During the era of my Great Grandmothers, quilts and blankets were created out of need. There was a form and a function. Just like the family structure. Women were the center of their homes. Their identities defined by being wives and mothers. Yet like women throughout time, our foremothers found ways to amplify women’s experiences by telling and re-telling each other’s story. Many women found creative, personal and even political expression through Quilting. Individual personalities showing in each finished piece. Form and function overlayed with decorative design. They created a legacy stitch by stitch. Quilts are stories.

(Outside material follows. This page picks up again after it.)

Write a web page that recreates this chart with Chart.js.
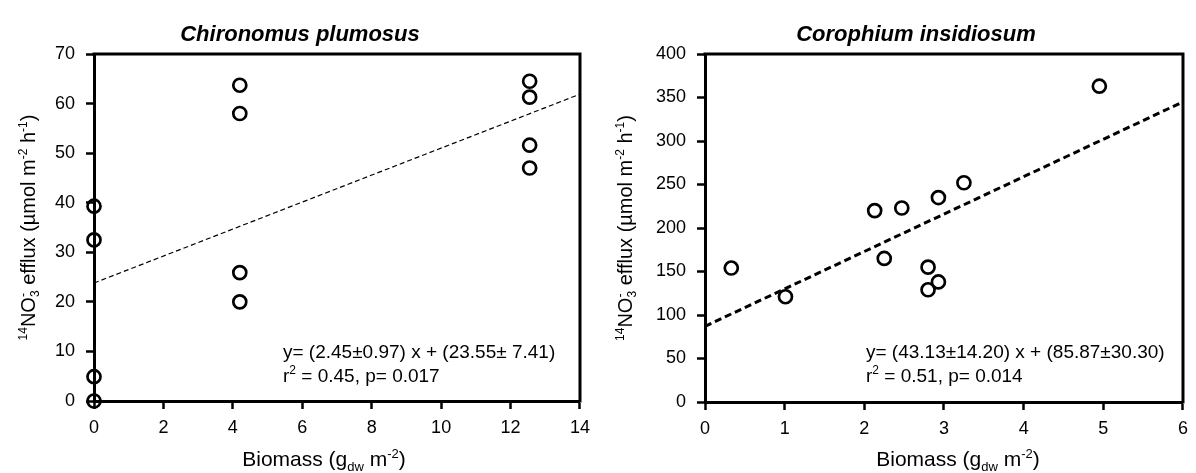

In ‘How to Make an American Quilt’ directed by Jocelyn Moorhouse, based on the novel by Whitney Otto, we witness the sharing of wisdom that occurs as a group of friends gather, as they often have before, to stitch a quilt. The quilting circle is the conduit for the revealing of deeply personal stories, confessions of their joys and heartbreaks, all the while imparting life instruction to an apprehensive bride. This young woman, played by Winona Ryder, in her search for her own answers, takes these stories being told, these scraps, and pieces them together as a sort of armor of comfort. One of my favorite images is a young Ryder lying under the quilting frame, listening, absorbing the voices and experiences of the women stitching the fabric above.
Quilts are maps. The fabric pieces reveal a life’s journey; threaded side by side. Random or precisely laid out, stitch after stitch weaves another pattern, like tributaries meandering from the river. Patterns chosen tell a broader story or give the reason for the quilt – wedding, new home, anniversary, birth of a child translated by patterns with names such as Double Wedding Ring, Log Cabin, Pinwheel, Applecore, Patchwork, made without machine, cut, pieced, assembled and stitched.
Quilts are art. To take remnant pieces and make something functional is a talent, but quilting goes farther. The finished quilts are moving works of art. The ‘herstory’ of generations of women whose hands lovingly threaded the bits and pieces, the remnants, and created the protective blankets that sheltered new born babies, wrapped young lovers, comforted the sick. When I run my fingers over the old threads, I am remembering the lives of the women who sewed the quilts, honoring the stories that were told over and through each careful placement of fabric and delicate stitch. Quilts are prisms.